NOAA Teacher at Sea
Aboard NOAA Ship Oscar Dyson
June 8-26, 2013
Mission: Pollock Survey
Geographical area of cruise: Gulf of Alaska
Date: July 14, 2013
Weather Data from the Bridge: as of 1700
Wind Speed 6.02 kts
Air Temperature 52.10°C
Relative Humidity 100.00%
Barometric Pressure 1,024.60 mb
Latitude: 57.16N Longitude: 151.78W
Science and Technology Log
The 2013 Walleye Pollock Survey extends from the Isles of Four Mountains to Yakutat, Alaska. As the crow flies that is a distance of 2371 statute miles. By the time the Oscar Dyson reaches Yakutat the distance traveled will be over three times that distance. The survey is completed in three segments, called legs; during the first leg of the survey we traveled 3448 nmi. A nautical mile is longer than a statute mile, 1 nmi is equivalent to 1.15 statute mile.
When we were surveying the waters around the Shumigan Islands we frequently encountered large schools of juvenile pollock, identified as age 1. I asked Patrick Ressler, the lead scientist on this leg, if this was a nursery area. Patrick indicated that the science team would need to go back and review the data collected on previous surveys to determine if there was sufficient evidence to make that determination. The high number of age 1 pollock is a good sign that the fish stocks are healthy.

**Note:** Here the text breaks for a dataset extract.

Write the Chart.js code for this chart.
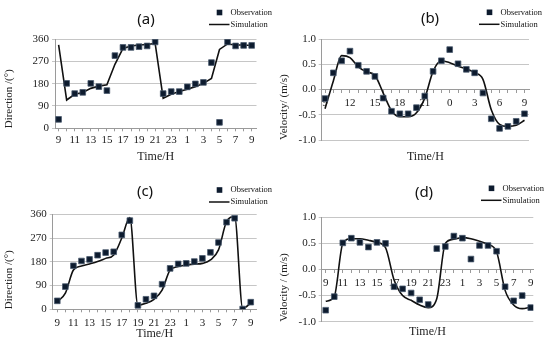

In my “Gumbi Marla” blog I talked about NOAA’s Ship Tracker and the transects, or the course, the ship navigates during the survey. Surveys are completed during daylight hours, as the pollock behave differently at night, by changing the depth at which they swim. When the acoustics data show a school of pollock that the science team wants to fish the position is recorded and the science team communicates with the Dyson’s bridge officer about when they can safely return to the specific position to trawl the area. When the bridge crew is ready to leave the current transect they contact the science team, the science team then records the time and the exact position where the Dyson left transect. After the trawl is completed the Dyson returns to the exact position they left transect to continue the survey. During night time hours one of the scheduled tasks was to use the camera to review areas of the sea floor that had previously been deemed “untrawlable” as the seafloor was to rocky and would snag or tear the nets.
One type of gas that is trapped in Earth’s lithosphere is methane. Methane escapes the lithosphere under the seafloor through vents and along fault lines. The screen shot of the acoustics monitor shows vertical columns believed to be methane. One theory about the Bermuda Triangle is a massive release of methane that creates a massive bubble. When the bubble bursts objects in the immediate area are sucked into the momentary void created by the bubble, and swallowed by the sea.
Trees, there are trees on Kodiak! I saw trees for the first time in 18 days, and I realize that I have missed seeing trees. It’s interesting that the first three people I talk to as we approach the island of Kodiak all ask if I saw the trees. I guess I’m not the only one that has missed seeing trees. Sometimes the simplest observation makes the biggest impression.
Thank you to the crew of the Oscar Dyson and Science Team and to NOAA for giving me a phenomenal experience with the Teacher at Sea Program. Many students will benefit from my experiences. Pictured is the Science Team from Leg 1 of the Pacific Walleye Pollock Survey, from left to right: Lead Scientist Patrick Ressler, Taina Honkelehto, Kresimir Williams, Rick Towler, Abigail McCarthy, Marla Crouch (that’s me), behind me is Charles Andersen and Mike Gallagher.
There were so many great experiences; I hope you enjoy the video giving you glimpses into the science, technology, sights and the Oscar Dyson.
Thanks to everyone that made my experience possible!